Example: An investor might buy bonds maturing in one, three, five, and seven years. As each bond matures, the investor can reinvest the principal into new bonds, potentially capturing higher rates.


2. Diversifying Across Asset Classes


Diversification is crucial in any investment strategy. By spreading investments across different types of fixed-income securities, investors can reduce risk and enhance returns.


Considerations:

  • Mix government bonds with corporate bonds for a balance of safety and yield.

  • Include municipal bonds for tax advantages, especially if you are in a higher tax bracket.


3. Investing in Bond Funds


Bond funds pool money from multiple investors to purchase a diversified portfolio of bonds. This approach offers several benefits:


  • Professional Management: Fund managers actively manage the portfolio, making decisions based on market conditions.

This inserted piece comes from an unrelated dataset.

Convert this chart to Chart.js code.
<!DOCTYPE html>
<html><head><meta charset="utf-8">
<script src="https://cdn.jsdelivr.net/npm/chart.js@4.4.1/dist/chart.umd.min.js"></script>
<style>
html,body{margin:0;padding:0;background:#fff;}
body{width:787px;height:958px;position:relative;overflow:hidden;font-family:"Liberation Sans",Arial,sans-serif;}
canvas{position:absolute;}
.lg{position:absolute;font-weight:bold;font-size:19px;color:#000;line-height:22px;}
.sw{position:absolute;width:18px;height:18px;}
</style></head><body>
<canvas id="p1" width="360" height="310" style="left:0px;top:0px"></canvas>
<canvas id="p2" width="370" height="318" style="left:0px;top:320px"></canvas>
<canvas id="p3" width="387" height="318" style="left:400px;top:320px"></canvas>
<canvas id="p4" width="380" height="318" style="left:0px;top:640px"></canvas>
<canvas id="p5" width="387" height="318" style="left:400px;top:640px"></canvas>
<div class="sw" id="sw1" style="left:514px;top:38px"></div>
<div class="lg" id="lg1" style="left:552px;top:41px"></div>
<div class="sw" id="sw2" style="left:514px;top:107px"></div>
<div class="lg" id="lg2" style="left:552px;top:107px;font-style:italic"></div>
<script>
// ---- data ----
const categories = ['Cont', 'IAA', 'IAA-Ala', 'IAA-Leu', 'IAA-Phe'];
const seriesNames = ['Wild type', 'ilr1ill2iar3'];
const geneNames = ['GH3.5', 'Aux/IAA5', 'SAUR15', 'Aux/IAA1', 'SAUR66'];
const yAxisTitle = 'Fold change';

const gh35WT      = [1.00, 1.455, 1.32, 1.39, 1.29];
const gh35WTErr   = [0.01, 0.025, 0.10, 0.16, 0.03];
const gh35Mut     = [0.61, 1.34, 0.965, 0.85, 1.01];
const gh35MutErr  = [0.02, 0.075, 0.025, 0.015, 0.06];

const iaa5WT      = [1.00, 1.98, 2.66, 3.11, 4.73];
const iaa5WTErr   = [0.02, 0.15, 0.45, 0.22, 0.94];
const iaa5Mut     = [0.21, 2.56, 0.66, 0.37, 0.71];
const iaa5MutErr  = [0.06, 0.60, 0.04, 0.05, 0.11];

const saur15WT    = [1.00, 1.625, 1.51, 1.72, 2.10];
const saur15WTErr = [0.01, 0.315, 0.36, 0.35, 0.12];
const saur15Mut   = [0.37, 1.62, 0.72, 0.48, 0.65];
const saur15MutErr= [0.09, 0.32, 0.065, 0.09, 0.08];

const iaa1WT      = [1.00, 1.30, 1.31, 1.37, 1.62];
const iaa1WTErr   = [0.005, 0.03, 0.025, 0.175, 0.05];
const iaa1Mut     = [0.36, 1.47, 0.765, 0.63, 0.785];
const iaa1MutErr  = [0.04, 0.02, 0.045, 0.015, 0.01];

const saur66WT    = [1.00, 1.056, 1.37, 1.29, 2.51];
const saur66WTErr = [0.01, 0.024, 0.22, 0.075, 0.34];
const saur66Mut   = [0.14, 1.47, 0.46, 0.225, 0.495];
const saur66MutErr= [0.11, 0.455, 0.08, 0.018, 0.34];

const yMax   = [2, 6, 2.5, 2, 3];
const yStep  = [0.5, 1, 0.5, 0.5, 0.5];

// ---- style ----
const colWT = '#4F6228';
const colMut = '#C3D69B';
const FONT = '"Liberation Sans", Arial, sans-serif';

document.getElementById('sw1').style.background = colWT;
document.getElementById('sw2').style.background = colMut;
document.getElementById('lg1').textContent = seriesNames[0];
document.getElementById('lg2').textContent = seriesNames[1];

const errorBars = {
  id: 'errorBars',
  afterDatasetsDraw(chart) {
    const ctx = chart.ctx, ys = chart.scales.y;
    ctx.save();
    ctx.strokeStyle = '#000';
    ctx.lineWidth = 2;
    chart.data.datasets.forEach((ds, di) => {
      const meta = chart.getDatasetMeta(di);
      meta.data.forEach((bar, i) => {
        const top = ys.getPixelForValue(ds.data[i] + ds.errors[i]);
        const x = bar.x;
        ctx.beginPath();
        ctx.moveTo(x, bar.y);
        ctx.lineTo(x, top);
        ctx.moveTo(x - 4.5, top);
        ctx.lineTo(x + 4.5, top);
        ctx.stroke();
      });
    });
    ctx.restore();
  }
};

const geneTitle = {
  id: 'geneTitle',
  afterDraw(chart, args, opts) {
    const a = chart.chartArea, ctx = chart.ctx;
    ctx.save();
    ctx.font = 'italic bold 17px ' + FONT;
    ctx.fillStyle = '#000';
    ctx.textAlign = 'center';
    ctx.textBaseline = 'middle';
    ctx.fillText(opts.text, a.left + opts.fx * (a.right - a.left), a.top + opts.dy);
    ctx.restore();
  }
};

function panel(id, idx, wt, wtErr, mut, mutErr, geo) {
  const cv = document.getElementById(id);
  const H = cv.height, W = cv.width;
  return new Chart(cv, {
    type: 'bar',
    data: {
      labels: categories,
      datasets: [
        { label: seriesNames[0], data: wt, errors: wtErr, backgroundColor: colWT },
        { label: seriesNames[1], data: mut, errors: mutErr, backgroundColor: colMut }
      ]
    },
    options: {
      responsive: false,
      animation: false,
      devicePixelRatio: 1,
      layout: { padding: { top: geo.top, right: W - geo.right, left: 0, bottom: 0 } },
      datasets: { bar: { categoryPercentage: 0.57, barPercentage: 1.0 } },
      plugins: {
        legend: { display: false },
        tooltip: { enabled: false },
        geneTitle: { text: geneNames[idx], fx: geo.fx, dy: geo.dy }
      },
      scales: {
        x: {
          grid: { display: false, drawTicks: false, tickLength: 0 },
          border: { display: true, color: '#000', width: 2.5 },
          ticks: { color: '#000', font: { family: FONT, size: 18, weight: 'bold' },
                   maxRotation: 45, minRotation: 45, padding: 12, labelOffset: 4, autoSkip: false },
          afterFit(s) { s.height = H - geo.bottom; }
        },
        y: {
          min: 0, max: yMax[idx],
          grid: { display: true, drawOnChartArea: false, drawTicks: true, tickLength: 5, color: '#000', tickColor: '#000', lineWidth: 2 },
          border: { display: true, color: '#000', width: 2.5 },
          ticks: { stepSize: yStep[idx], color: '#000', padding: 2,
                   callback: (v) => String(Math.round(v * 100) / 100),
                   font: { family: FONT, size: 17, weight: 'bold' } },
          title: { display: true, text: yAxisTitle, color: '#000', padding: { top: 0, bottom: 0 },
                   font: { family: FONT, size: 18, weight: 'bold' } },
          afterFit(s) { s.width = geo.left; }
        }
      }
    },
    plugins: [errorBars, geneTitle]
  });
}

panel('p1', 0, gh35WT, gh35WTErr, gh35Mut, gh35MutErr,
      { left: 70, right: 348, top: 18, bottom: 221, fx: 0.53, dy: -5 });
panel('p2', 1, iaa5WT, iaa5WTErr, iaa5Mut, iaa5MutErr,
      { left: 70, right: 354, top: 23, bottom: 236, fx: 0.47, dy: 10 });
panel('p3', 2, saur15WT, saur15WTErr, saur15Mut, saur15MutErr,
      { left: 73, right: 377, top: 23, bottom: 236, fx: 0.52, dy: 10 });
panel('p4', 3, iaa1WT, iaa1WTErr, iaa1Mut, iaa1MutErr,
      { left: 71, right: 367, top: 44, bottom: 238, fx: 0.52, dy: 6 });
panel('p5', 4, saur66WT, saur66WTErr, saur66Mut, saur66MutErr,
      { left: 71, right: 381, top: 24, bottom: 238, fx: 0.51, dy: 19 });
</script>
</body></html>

  • Liquidity: Bond funds can be bought and sold easily, providing flexibility for investors.


Example: A total bond market fund can provide exposure to a wide range of bonds, including government, corporate, and municipal bonds.

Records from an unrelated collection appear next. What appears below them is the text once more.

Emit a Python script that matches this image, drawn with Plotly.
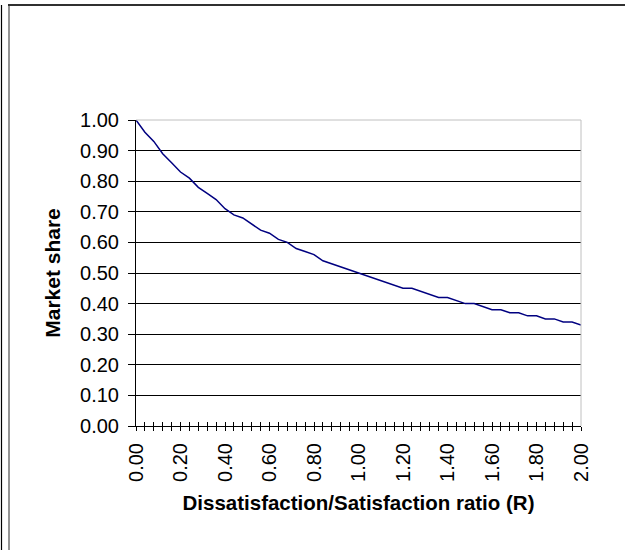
import plotly.graph_objects as go

# Data
R = [0.00, 0.04, 0.08, 0.12, 0.16, 0.20, 0.24, 0.28, 0.32, 0.36,
     0.40, 0.44, 0.48, 0.52, 0.56, 0.60, 0.64, 0.68, 0.72, 0.76,
     0.80, 0.84, 0.88, 0.92, 0.96, 1.00, 1.04, 1.08, 1.12, 1.16,
     1.20, 1.24, 1.28, 1.32, 1.36, 1.40, 1.44, 1.48, 1.52, 1.56,
     1.60, 1.64, 1.68, 1.72, 1.76, 1.80, 1.84, 1.88, 1.92, 1.96, 2.00]
market_share = [1.00, 0.96, 0.93, 0.89, 0.86, 0.83, 0.81, 0.78, 0.76, 0.74,
                0.71, 0.69, 0.68, 0.66, 0.64, 0.63, 0.61, 0.60, 0.58, 0.57,
                0.56, 0.54, 0.53, 0.52, 0.51, 0.50, 0.49, 0.48, 0.47, 0.46,
                0.45, 0.45, 0.44, 0.43, 0.42, 0.42, 0.41, 0.40, 0.40, 0.39,
                0.38, 0.38, 0.37, 0.37, 0.36, 0.36, 0.35, 0.35, 0.34, 0.34, 0.33]
x_tick_text = ["%.2f" % r if i % 5 == 0 else "" for i, r in enumerate(R)]
y_ticks = [0.0, 0.1, 0.2, 0.3, 0.4, 0.5, 0.6, 0.7, 0.8, 0.9, 1.0]

W, H = 625, 550
L, Rm, T, B = 136, 44, 120, 124
pw, ph = W - L - Rm, H - T - B

def px(x):
    return (x - L) / pw

def py(y):
    return 1 - (y - T) / ph

FONT = "Arial, Liberation Sans, sans-serif"

fig = go.Figure()
fig.add_trace(go.Scatter(x=R, y=market_share, mode="lines",
                         line=dict(color="#000080", width=1.5),
                         showlegend=False, hoverinfo="skip"))
# invisible trace to activate the overlay axis for inside ticks
fig.add_trace(go.Scatter(x=R, y=market_share, mode="lines", xaxis="x2",
                         line=dict(color="rgba(0,0,0,0)", width=0),
                         showlegend=False, hoverinfo="skip"))

fig.update_layout(
    width=W, height=H,
    margin=dict(l=L, r=Rm, t=T, b=B, pad=0),
    paper_bgcolor="white", plot_bgcolor="white",
    font=dict(family=FONT, color="black", size=20),
    xaxis=dict(range=[0, 2], tickmode="array", tickvals=R, ticktext=x_tick_text,
               tickangle=-90, ticks="outside", ticklen=4, tickwidth=1,
               tickcolor="black", showline=True, linecolor="black", linewidth=1,
               showgrid=False, zeroline=False, ticklabelstandoff=4,
               tickfont=dict(size=20),
               title=dict(text="<b>Dissatisfaction/Satisfaction ratio (R)</b>",
                          font=dict(size=20.5), standoff=14)),
    xaxis2=dict(range=[0, 2], overlaying="x", anchor="y", side="bottom",
                tickmode="array", tickvals=R, ticktext=[""] * len(R),
                ticks="inside", ticklen=4, tickwidth=1, tickcolor="black",
                showline=False, showgrid=False, zeroline=False),
    yaxis=dict(range=[0, 1], tickmode="array", tickvals=y_ticks,
               ticktext=["%.2f" % v for v in y_ticks],
               ticks="outside", ticklen=7, tickwidth=1, tickcolor="black",
               showline=True, linecolor="black", linewidth=1,
               showgrid=True, gridcolor="black", gridwidth=1, zeroline=False,
               ticklabelstandoff=5,
               tickfont=dict(size=20),
               title=dict(text="<b>Market share</b>", font=dict(size=21), standoff=13)),
)

shapes = [
    # plot area top and right borders (light gray)
    dict(type="line", xref="paper", yref="paper", x0=0, x1=1, y0=1, y1=1,
         line=dict(color="#c0c0c0", width=1), layer="above"),
    dict(type="line", xref="paper", yref="paper", x0=1, x1=1, y0=0, y1=1,
         line=dict(color="#c0c0c0", width=1), layer="above"),
    # page frame
    dict(type="line", xref="paper", yref="paper", x0=px(1.5), x1=px(1.5),
         y0=py(5), y1=py(560), line=dict(color="black", width=1.2), layer="above"),
    dict(type="line", xref="paper", yref="paper", x0=px(9), x1=px(9),
         y0=py(4.5), y1=py(560), line=dict(color="#707070", width=1.5), layer="above"),
    dict(type="line", xref="paper", yref="paper", x0=px(8.5), x1=px(625),
         y0=py(5), y1=py(5), line=dict(color="#303030", width=1.5), layer="above"),
]
fig.update_layout(shapes=shapes)

post = (
    "document.body.style.margin='0px';document.body.style.padding='0px';"
    "var d=document.createElement('div');"
    "d.style.cssText='position:fixed;left:8px;top:4px;width:617px;height:2px;"
    "background:#303030;z-index:9999;pointer-events:none;';"
    "document.body.appendChild(d);"
)
fig.write_html("out.html", config={"displayModeBar": False}, post_script=post)
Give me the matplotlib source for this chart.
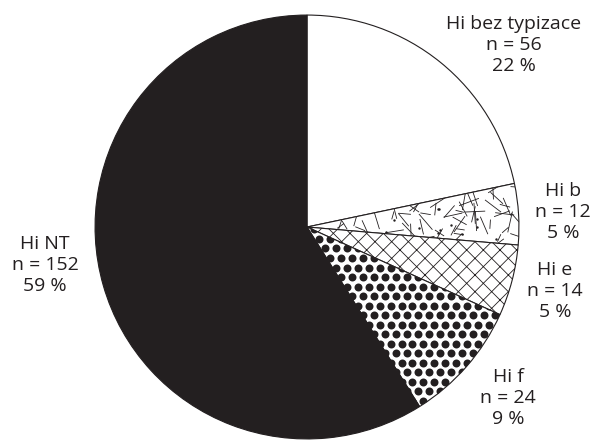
import numpy as np
import matplotlib.pyplot as plt
from matplotlib.collections import LineCollection

plt.rcParams['font.family'] = ['Open Sans', 'DejaVu Sans']
plt.rcParams['hatch.linewidth'] = 0.6

# skupiny a počty izolátů
labels = ['Hi bez typizace', 'Hi b', 'Hi e', 'Hi f', 'Hi NT']
counts = [56, 12, 14, 24, 152]
percents = [22, 5, 5, 9, 59]

ink = '#231f20'

fig = plt.figure(figsize=(5.95, 4.41), dpi=100)
# kruh o poloměru 213 px se středem v (307, 227)
ax = fig.add_axes([94 / 595, 1 / 441, 426 / 595, 426 / 441])

wedges, _ = ax.pie(counts, startangle=90, counterclock=False,
                   colors=['white', 'white', 'white', 'white', ink],
                   wedgeprops=dict(edgecolor=ink, linewidth=0.8))
ax.set_xlim(-1.005, 1.005)
ax.set_ylim(-1.005, 1.005)
ax.set_aspect('equal')
ax.axis('off')

px = 1 / 213  # jeden pixel v datových souřadnicích

# Hi e - šrafování mřížkou
wedges[2].set_hatch('xx')

# Hi f - velké černé tečky
w = wedges[3]
step = 11 * px
pts = []
for j, y in enumerate(np.arange(-1, 1, step * 0.87)):
    off = (j % 2) * step / 2
    for x in np.arange(-1 + off, 1, step):
        pts.append((x, y))
pts = np.array(pts)
dots = ax.scatter(pts[:, 0], pts[:, 1], s=33, color=ink, linewidths=0, zorder=3)
dots.set_clip_path(w)

# Hi b - krátké čárky a tečky
w = wedges[1]
rng = np.random.default_rng(7)
t1, t2 = np.radians(w.theta1), np.radians(w.theta2)
n = 60
r = np.sqrt(rng.uniform(0.02, 1, n))
th = rng.uniform(t1, t2, n)
cx, cy = r * np.cos(th), r * np.sin(th)
ang = rng.uniform(0, np.pi, n)
ln = rng.uniform(8, 22, n) * px
segs = [[(x - l / 2 * np.cos(a), y - l / 2 * np.sin(a)),
         (x + l / 2 * np.cos(a), y + l / 2 * np.sin(a))]
        for x, y, a, l in zip(cx, cy, ang, ln)]
lc = LineCollection(segs, colors=ink, linewidths=0.6, zorder=3)
ax.add_collection(lc)
lc.set_clip_path(w)
m = 12
r = np.sqrt(rng.uniform(0.05, 0.95, m))
th = rng.uniform(t1, t2, m)
sp = ax.scatter(r * np.cos(th), r * np.sin(th), s=3, color=ink, linewidths=0, zorder=3)
sp.set_clip_path(w)

# popisky (střed textu v pixelech)
label_pos = [(514, 45), (563, 212), (555, 291), (508, 398), (45, 265)]
for lab, c, p, (x, y) in zip(labels, counts, percents, label_pos):
    fig.text(x / 595, 1 - y / 441, f'{lab}\nn = {c}\n{p} %', ha='center', va='center',
             fontsize=14, color=ink, linespacing=1.2)

fig.savefig('out.png', dpi=100)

4. Utilizing Treasury Inflation-Protected Securities (TIPS)


TIPS are government bonds designed to protect against inflation. The principal value of TIPS increases with inflation and decreases with deflation, ensuring that investors maintain their purchasing power.


Why Consider TIPS:

  • They provide a hedge against inflation, making them a suitable choice for long-term investors.

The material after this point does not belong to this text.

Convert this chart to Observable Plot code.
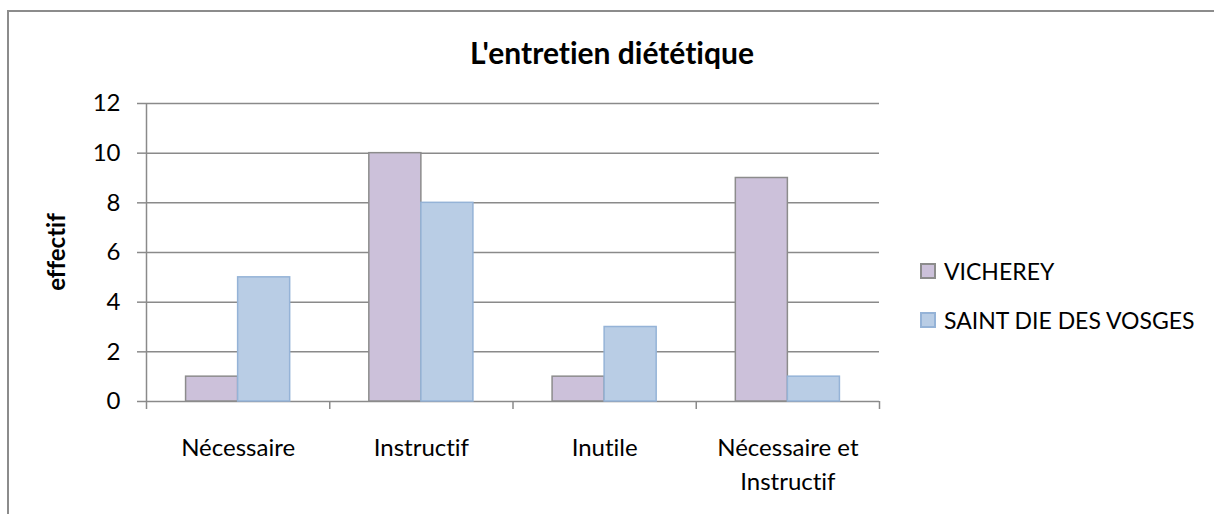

  • Interest payments are made every six months, offering a steady income stream.


5. Exploring High-Yield Bonds


High-yield bonds, also known as junk bonds, offer higher interest rates than investment-grade bonds due to their increased risk. While they can be more volatile, they can also provide significant returns.


Caution: Investors should carefully assess the creditworthiness of issuers and consider allocating only a portion of their portfolio to high-yield bonds.


Managing Risks in Fixed-Income Investments


While fixed-income investments are generally considered safer than stocks, they are not without risks. Here are some key risks to be aware of:


Interest Rate Risk


Interest rate risk refers to the potential for bond prices to fall when interest rates rise. To mitigate this risk, consider:


  • Shortening Duration: Invest in shorter-term bonds that are less sensitive to interest rate changes.

  • Laddering: As mentioned earlier, this strategy can help manage interest rate risk effectively.


Credit Risk


Credit risk is the possibility that a bond issuer may default on its payments. To manage this risk:


  • Research Issuers: Investigate the credit ratings of bond issuers before investing.

  • Diversify: Spread investments across different issuers and sectors.


Inflation Risk


Inflation can erode the purchasing power of fixed income. To combat this risk, consider:


  • TIPS: As previously discussed, these securities adjust for inflation.

  • Diversification: Include assets that traditionally perform well during inflationary periods, such as commodities.


Conclusion


Fixed-income investments can be a cornerstone of a well-rounded investment strategy, providing stability and predictable returns. By employing strategies such as laddering, diversification, and investing in bond funds, you can enhance your portfolio's resilience against market fluctuations.


As you explore fixed-income options, remember to assess your risk tolerance and investment goals. Whether you are looking for steady income or capital preservation, fixed-income strategies can help you achieve your financial objectives.


Take the next step in your investment journey by considering how fixed-income strategies can fit into your overall portfolio. With careful planning and informed decision-making, you can navigate the investment landscape with confidence.